Mumbai-based poet and art theorist Ranjith Hoskote reciting a poem at Words Tell Stories
Gupta set up his channel around four years back amidst resounding scepticism. Who is going to watch this? Why would anyone watch it and what are you going to do with it? He says he had no response to any of these questions, “I just didn’t know.”  He believes that the poetry project sought him out as he went in search of Hindi literature. The magic of the masters of Hindi poetry, some well-known and popular and others not so much, was that the subjects they deal with and the emotions that their words evoke are universal and timeless. It appeals to the urban sensibility as much as it does to small-town India. Today the channel has close to 50,000 subscribers and over 51 lakh views. Hindi Kavita, he says, is being propelled forward by an army of volunteers who help carry forward the literary traditions that resonate with them. 
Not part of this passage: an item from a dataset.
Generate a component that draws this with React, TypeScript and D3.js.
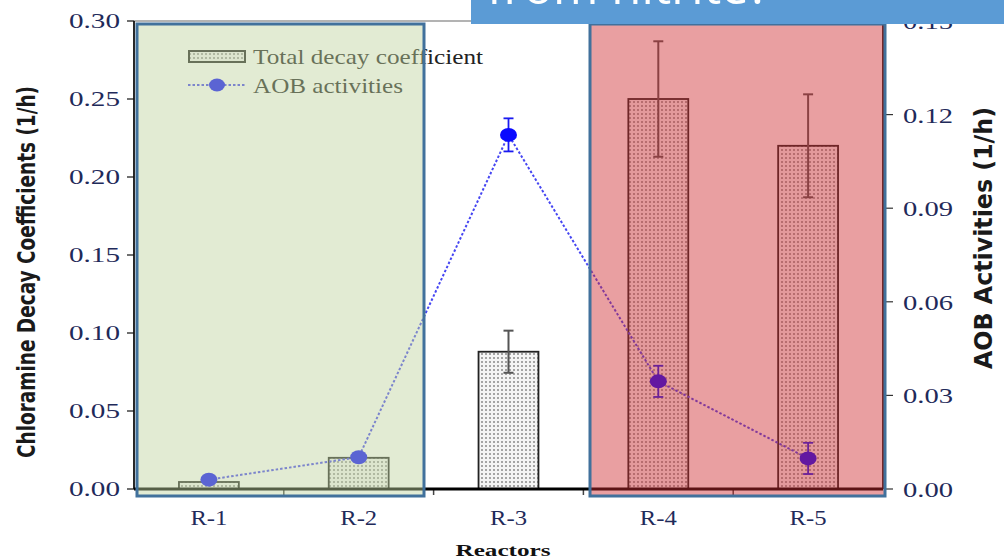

Poetry has the ability to get personal and intimate, touching an individual chord in a room full of people. This is a big draw say many of the young listeners and poets in the making. Rochelle D’silva, poet and founder of a spoken word poetry group, Words Tell Stories, says that she found poetry the best way to express herself when she lost a friend. “It gives you so much freedom and also makes you vulnerable at the same time,” she says. Rochelle has been working with spoken word poetry for over seven years and just last year, she quit her day job at a digital marketing agency to do this full time. It is not all smooth sailing, she says, but if you keep at it, poetry can sustain you, she says.  

Spoken word poetry is the stuff of poetry slams. In India there are several groups that organise such slams, some jointly with international poetry groups, in Indian colleges. Shantanu Anand of APM that organises the National Youth Poetry Slam, a ticketed event that invites entries from colleges across the country, says that he has seen a steady increase in terms of the quality of poetry, and in terms of the number of people who are performing good poetry. 

One of the big draws for the young is the performative potential of poetry. As is the ease with which poetry melds on to digital platforms. The power lies in a poem’s ability to pack a punch in a few words, which makes it a perfect read on Instagram, Twitter and several other digital platforms. And to those who scoff at what passes for poetry on these platforms, many poets say that this is just the beginning of a lifetime of poetry reading. Many may have begun by reading out their own poetry but are now hooked on to other poets, even the masters from the past, say founders of poetry groups on these platforms. Similarly, for Hindi Kavita, the biggest joy has been discovering new poets, says Gupta. Once you are hooked in, poetry does not let you go. 

While that is good news for poetry and its future, there is still a way to go before poetry can offer more than sustenance for the soul. Rochelle says that in the seven years that she has spent with poetry in India, she finds a shift in the sense that people are now willing to pay to attend a poetry gig. However, that is still to translate into increased sale of poetry books, which, in turn, would lead to more published poets. 

Can poetry be a career option?  Shantanu says that he gets a lot of people asking him that and for them there is no easy answer. Yes, it can be, he says but only if the poets aspiring to hit the jackpot master the craft. And that takes years, so there is no instant formula for wealth and fame, only a lot of satisfaction if you love poetry. 

Now that seems to be an answer stuck in the medieval age, one that even Chandrabati may have closely identified with.